To illustrate how not following standards breaks your security I will show an example brought to me by one of my (unnamed) colleagues just the other day. The problem: we have some values A, B, and C we want to hide from prying eyes. These values can either be -1 or +1. Their proposed scheme was to choose another three values X, Y, and Z that can also only be -1 or +1 rather store the values AX, BY and CZ. Up to this point what they are effectively describing is a One-time Pad, which is an unbreakable encryption scheme. If they have this unbreakable scheme, what can go wrong?
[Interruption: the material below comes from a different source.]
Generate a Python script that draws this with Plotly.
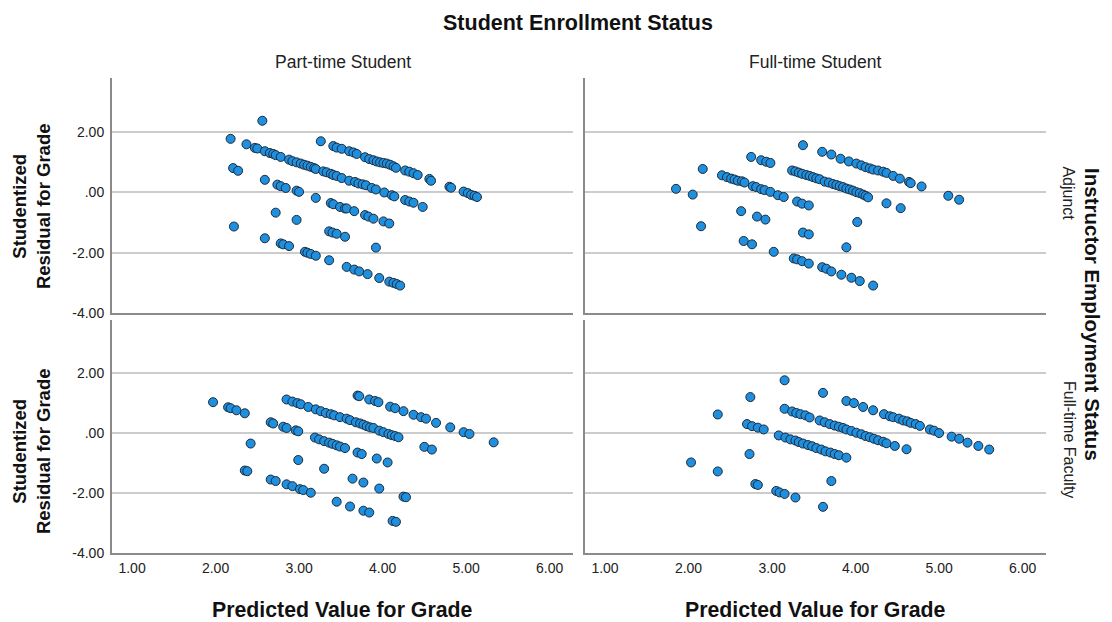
import plotly.graph_objects as go

# ---- data: (Predicted Value for Grade, Studentized Residual for Grade) ----
adjunct_part_time = [
    (2.56, 2.38), (2.18, 1.78), (2.37, 1.60), (2.47, 1.48), (2.50, 1.46), (2.59, 1.37), (2.65, 1.31),
    (2.69, 1.28), (2.72, 1.24), (2.78, 1.18), (2.88, 1.09), (2.92, 1.04), (2.97, 1.00), (3.02, 0.96),
    (3.06, 0.92), (3.10, 0.89), (3.14, 0.85), (3.18, 0.81), (3.20, 0.78), (3.29, 0.70), (3.33, 0.67),
    (3.38, 0.62), (3.41, 0.58), (3.45, 0.55), (3.51, 0.48), (3.60, 0.39), (3.67, 0.35), (3.71, 0.30),
    (3.76, 0.27), (3.80, 0.24), (3.87, 0.15), (3.92, 0.10), (4.02, 0.00), (4.11, -0.09), (4.14, -0.13),
    (4.27, -0.25), (4.32, -0.30), (4.37, -0.34), (4.48, -0.48),
    (3.26, 1.70), (3.41, 1.54), (3.45, 1.49), (3.51, 1.45), (3.60, 1.37), (3.65, 1.33), (3.69, 1.28),
    (3.79, 1.17), (3.84, 1.11), (3.89, 1.07), (3.93, 1.03), (3.97, 1.00), (4.01, 0.98), (4.05, 0.96),
    (4.09, 0.92), (4.13, 0.87), (4.16, 0.82), (4.27, 0.73), (4.32, 0.69), (4.37, 0.64), (4.42, 0.58),
    (4.56, 0.45), (4.58, 0.39), (4.80, 0.19), (4.82, 0.16), (4.97, 0.03), (5.02, -0.02), (5.06, -0.08),
    (5.10, -0.11), (5.13, -0.15),
    (2.21, 0.81), (2.27, 0.72), (2.59, 0.42), (2.74, 0.26), (2.78, 0.21), (2.84, 0.15), (2.97, 0.06),
    (3.00, 0.02), (3.20, -0.18), (3.38, -0.35), (3.41, -0.39), (3.49, -0.48), (3.55, -0.53), (3.57, -0.53),
    (3.66, -0.62), (3.79, -0.75), (3.83, -0.80), (3.89, -0.87), (4.01, -0.96), (4.08, -1.03),
    (2.72, -0.67), (2.97, -0.91), (2.22, -1.13), (3.36, -1.29), (3.40, -1.33), (3.45, -1.37), (3.55, -1.47),
    (3.92, -1.83), (2.59, -1.52), (2.78, -1.69), (2.81, -1.72), (2.88, -1.78), (3.07, -1.97), (3.10, -2.00),
    (3.14, -2.04), (3.20, -2.10), (3.36, -2.25), (3.57, -2.47), (3.66, -2.56), (3.72, -2.62), (3.82, -2.71),
    (3.96, -2.84), (4.08, -2.96), (4.13, -3.00), (4.17, -3.04), (4.21, -3.09),
]

adjunct_full_time = [
    (3.37, 1.57), (2.75, 1.18), (2.87, 1.07), (2.93, 1.02), (2.98, 0.98), (2.17, 0.78), (1.85, 0.12),
    (2.05, -0.07), (2.40, 0.57), (2.46, 0.51), (2.51, 0.46), (2.55, 0.43), (2.59, 0.39), (2.64, 0.37),
    (2.67, 0.33), (2.77, 0.21), (2.81, 0.18), (2.87, 0.11), (2.91, 0.08), (2.98, 0.02), (3.07, -0.09),
    (3.14, -0.15), (3.30, -0.30), (3.36, -0.37), (3.44, -0.43),
    (3.24, 0.73), (3.28, 0.70), (3.32, 0.66), (3.36, 0.62), (3.41, 0.58), (3.45, 0.55), (3.49, 0.51),
    (3.53, 0.47), (3.57, 0.44), (3.63, 0.36), (3.68, 0.33), (3.73, 0.28), (3.77, 0.25), (3.81, 0.21),
    (3.85, 0.18), (3.89, 0.13), (3.93, 0.10), (3.97, 0.06), (4.01, 0.01), (4.05, -0.02), (4.09, -0.07),
    (4.12, -0.11), (4.15, -0.16),
    (3.60, 1.35), (3.71, 1.26), (3.82, 1.12), (3.92, 1.03), (4.01, 0.96), (4.07, 0.90), (4.12, 0.84),
    (4.17, 0.80), (4.21, 0.76), (4.27, 0.73), (4.33, 0.69), (4.37, 0.65), (4.45, 0.55), (4.53, 0.46),
    (4.64, 0.35), (4.66, 0.31), (4.79, 0.20),
    (5.11, -0.11), (5.24, -0.24), (4.37, -0.36), (4.54, -0.52), (4.02, -0.98), (2.63, -0.62), (2.82, -0.80),
    (2.92, -0.90), (2.15, -1.12), (3.37, -1.33), (3.44, -1.39), (3.89, -1.82), (2.66, -1.61), (2.76, -1.72),
    (3.02, -1.97), (3.26, -2.19), (3.30, -2.22), (3.36, -2.28), (3.44, -2.36), (3.60, -2.48), (3.65, -2.53),
    (3.71, -2.62), (3.83, -2.73), (3.95, -2.83), (4.05, -2.94), (4.21, -3.09),
]

faculty_part_time = [
    (1.97, 1.03), (2.15, 0.86), (2.18, 0.83), (2.25, 0.76), (2.35, 0.66), (2.66, 0.36), (2.69, 0.32),
    (2.81, 0.21), (2.85, 0.17), (2.96, 0.09), (2.99, 0.06), (2.42, -0.35),
    (2.85, 1.12), (2.92, 1.05), (2.98, 1.00), (3.02, 0.96), (3.11, 0.87), (3.20, 0.79), (3.26, 0.73),
    (3.32, 0.67), (3.38, 0.63), (3.42, 0.59), (3.49, 0.53), (3.57, 0.48), (3.61, 0.43), (3.68, 0.36),
    (3.73, 0.32), (3.77, 0.28), (3.81, 0.23), (3.85, 0.19), (3.89, 0.17), (3.96, 0.08), (4.01, 0.03),
    (4.07, -0.03), (4.11, -0.07), (4.15, -0.10), (4.19, -0.14),
    (3.70, 1.25), (3.72, 1.23), (3.84, 1.12), (3.91, 1.07), (3.95, 1.03), (4.09, 0.88), (4.15, 0.83),
    (4.25, 0.73), (4.37, 0.61), (4.46, 0.53), (4.52, 0.48), (4.64, 0.34), (4.81, 0.19), (4.97, 0.03),
    (5.04, -0.03),
    (5.33, -0.31), (4.50, -0.46), (4.59, -0.55),
    (3.19, -0.15), (3.24, -0.21), (3.30, -0.27), (3.36, -0.32), (3.40, -0.36), (3.45, -0.41), (3.49, -0.45),
    (3.55, -0.50), (3.70, -0.65), (3.75, -0.70), (3.93, -0.85), (4.06, -0.98), (2.99, -0.90), (3.30, -1.19),
    (2.35, -1.25), (2.38, -1.27), (2.66, -1.55), (2.72, -1.60), (2.85, -1.71), (2.92, -1.77), (3.01, -1.87),
    (3.05, -1.90), (3.14, -1.99), (3.64, -1.52), (3.77, -1.65), (3.96, -1.85), (4.25, -2.12), (4.28, -2.14),
    (3.45, -2.29), (3.61, -2.45), (3.77, -2.59), (3.84, -2.65), (4.12, -2.93), (4.16, -2.96),
]

faculty_full_time = [
    (3.15, 1.76), (3.61, 1.34), (2.74, 1.20), (2.35, 0.62), (2.70, 0.30), (2.76, 0.23), (2.83, 0.18),
    (2.90, 0.12), (3.15, 0.81), (3.24, 0.72), (3.29, 0.67), (3.34, 0.63), (3.40, 0.59), (3.45, 0.52),
    (3.57, 0.42), (3.63, 0.36), (3.69, 0.30), (3.75, 0.25), (3.80, 0.21), (3.85, 0.17), (3.89, 0.12),
    (3.95, 0.07), (4.01, 0.01), (4.07, -0.04), (4.12, -0.10), (4.17, -0.14), (4.22, -0.19), (4.27, -0.24),
    (4.33, -0.29), (4.37, -0.34), (4.47, -0.43), (4.61, -0.54),
    (3.89, 1.07), (3.98, 1.00), (4.09, 0.87), (4.21, 0.76), (4.34, 0.63), (4.41, 0.56), (4.45, 0.53),
    (4.52, 0.48), (4.57, 0.42), (4.62, 0.39), (4.66, 0.34), (4.72, 0.30), (4.77, 0.24), (4.89, 0.12),
    (4.94, 0.08), (5.00, 0.00), (5.15, -0.12), (5.24, -0.19), (5.34, -0.32), (5.47, -0.43), (5.60, -0.55),
    (3.08, -0.08), (3.16, -0.15), (3.22, -0.21), (3.28, -0.25), (3.32, -0.30), (3.37, -0.35), (3.43, -0.40),
    (3.48, -0.44), (3.53, -0.50), (3.59, -0.55), (3.64, -0.61), (3.70, -0.65), (3.75, -0.70), (3.80, -0.74),
    (3.89, -0.82),
    (2.73, -0.70), (2.03, -0.98), (2.35, -1.28), (2.80, -1.70), (2.83, -1.73), (3.71, -1.60), (3.05, -1.93),
    (3.09, -1.98), (3.15, -2.03), (3.28, -2.15), (3.61, -2.46),
]

col_labels = ["Part-time Student", "Full-time Student"]
row_labels = ["Adjunct", "Full-time Faculty"]
x_ticks = [1, 2, 3, 4, 5, 6]
x_ticktext = ["1.00", "2.00", "3.00", "4.00", "5.00", "6.00"]
y_ticks = [-4, -2, 0, 2]
y_ticktext = ["-4.00", "-2.00", ".00", "2.00"]

FONT = "Liberation Sans, Arial, sans-serif"
MARKER_FILL = "#1f8fe0"
MARKER_EDGE = "#1c2b3a"
AXIS_COLOR = "#8a8a8a"
GRID_COLOR = "#cccccc"

fig = go.Figure()
panels = [
    (adjunct_part_time, "x3", "y3"),
    (adjunct_full_time, "x4", "y4"),
    (faculty_part_time, "x", "y"),
    (faculty_full_time, "x2", "y2"),
]
for pts, xa, ya in panels:
    fig.add_trace(go.Scatter(
        x=[p[0] for p in pts], y=[p[1] for p in pts], xaxis=xa, yaxis=ya,
        mode="markers", showlegend=False, hoverinfo="x+y",
        marker=dict(size=9, color=MARKER_FILL, line=dict(color=MARKER_EDGE, width=1)),
    ))

xdom_l = [0, 0.4936]
xdom_r = [0.5064, 1]
ydom_t = [0.5053, 1]
ydom_b = [0, 0.4905]
xrange_ = [0.76, 6.28]

def xax(domain, anchor, labels):
    return dict(domain=domain, anchor=anchor, range=xrange_, tickvals=x_ticks, ticktext=x_ticktext,
                showticklabels=labels, showgrid=False, zeroline=False, showline=True,
                linecolor=AXIS_COLOR, linewidth=2, ticks="outside", ticklen=1,
                tickcolor="rgba(0,0,0,0)", tickfont=dict(family=FONT, size=14, color="#222"))

def yax(domain, anchor, rng, labels):
    return dict(domain=domain, anchor=anchor, range=rng, tickvals=y_ticks, ticktext=y_ticktext,
                showticklabels=labels, showgrid=True, gridcolor=GRID_COLOR, gridwidth=1.5,
                zeroline=False, showline=True, linecolor=AXIS_COLOR, linewidth=2,
                ticks="outside", ticklen=3, tickcolor="rgba(0,0,0,0)",
                tickfont=dict(family=FONT, size=14, color="#222"))

# page body adds an 8px offset, so the figure is 8px smaller on the top/left margins
fig.update_layout(
    width=1104, height=614,
    margin=dict(l=104, r=66, t=70, b=69),
    paper_bgcolor="white", plot_bgcolor="white",
    font=dict(family=FONT, color="#111"),
    xaxis=xax(xdom_l, "y", True),
    xaxis2=xax(xdom_r, "y2", True),
    xaxis3=xax(xdom_l, "y3", False),
    xaxis4=xax(xdom_r, "y4", False),
    yaxis=yax(ydom_b, "x", [-4, 3.77], True),
    yaxis2=yax(ydom_b, "x2", [-4, 3.77], False),
    yaxis3=yax(ydom_t, "x3", [-4, 3.8], True),
    yaxis4=yax(ydom_t, "x4", [-4, 3.8], False),
)

def note(text, x, y, size, angle=0, color="#111"):
    return dict(text=text, x=x, y=y, xref="paper", yref="paper", showarrow=False,
                xanchor="center", yanchor="middle", textangle=angle,
                font=dict(size=size, family=FONT, color=color))

ann = [note("<b>Student Enrollment Status</b>", 0.499, 1.116, 21.5)]
for lbl, xc in zip(col_labels, [sum(xdom_l) / 2, sum(xdom_r) / 2]):
    ann.append(note(lbl, xc, 1.0337, 17.5, color="#222"))
    ann.append(note("<b>Predicted Value for Grade</b>", xc, -0.12, 21.3))
for lbl, yc, ytitle in zip(row_labels, [0.757, 0.238], [0.7305, 0.2147]):
    ann.append(note(lbl, 1.0246, yc, 16, angle=90, color="#222"))
    ann.append(note("<b>Studentized<br>Residual for Grade</b>", -0.0867, ytitle, 18.5, angle=-90))
ann.append(note("<b>Instructor Employment Status</b>", 1.0503, 0.501, 20.5, angle=90))
fig.update_layout(annotations=ann)

fig.write_html("out.html")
The thing is, they didn’t just want to store A, B, and C they want to hide D, E, and F as well. By using the same values X, Y, and Z. And this is where it breaks down. With a One-time Pad you cannot use the same X, Y, and Z more than once. Let’s see why:
Say we get
AX = 1
BY = 1
CZ = -1
For any choices of A, B and C we can find X, Y and Z that will satisfy these equations. For example:
A = 1, B = -1, C = -1 means that X = 1, Y = -1, Z = 1.
A = -1, B = 1, C = 1 means X = -1, Y = 1, Z = -1.
And you can do this for all 8 possible combinations of A, B, and C. There is no way of knowing which values of A, B and C gave us the output (1, 1, -1). But look what happens as soon as we learn the following:
DX = -1
EY = 1
FZ = -1
Since our variables can only take the values -1 and +1 we know that the square of any variable is equal to 1. Multiplying the corresponding terms we get:
ADXX = AD = -1
BEYY = BE = 1
CFZZ = CF = 1
From this we learn that if A = 1 then D = -1, B = E and C = F. If the One-time Pad was with different pads for each message then learning one of the messages would tell you nothing of the other one, but now if we find out what one message is we can immediately figure out the other one. Another way of leaking information is if we know that these are encryptions of bids for an auction (binary encoded with the 0s set to -1) and A, B, C was sent first we know the second person just bid 4 more than the first guy.
There exists and interesting interchange between the One-time Pad and ASCII encoding. I found out about this from the excellent online cryptography course I am following Below I have encrypted the two phrases ‘a cat mat’ and ‘THE LOW Q’ with a One-time Pad using the same random pad:
c1 = `Rí!UX}
c2 = Uptﾬ#NoX
Now from these ciphertexts it doesn’t seem like you can figure out anything about the phrases and if you look at each in isolation you can’t. But if you take the two ciphertexts and XOR them together byte by byte you get 5h&A8o:A% and when you compare them to the original phrases:
a cat mat
THE LOW Q
I’m pretty sure you can see the pattern here. We now know where the spaces occur in the strings as well as some of the letters of the original phrases! Which is quite a lot of information already that we did not want to give away.
Just remember kids, save your users from the inferno by following the standards!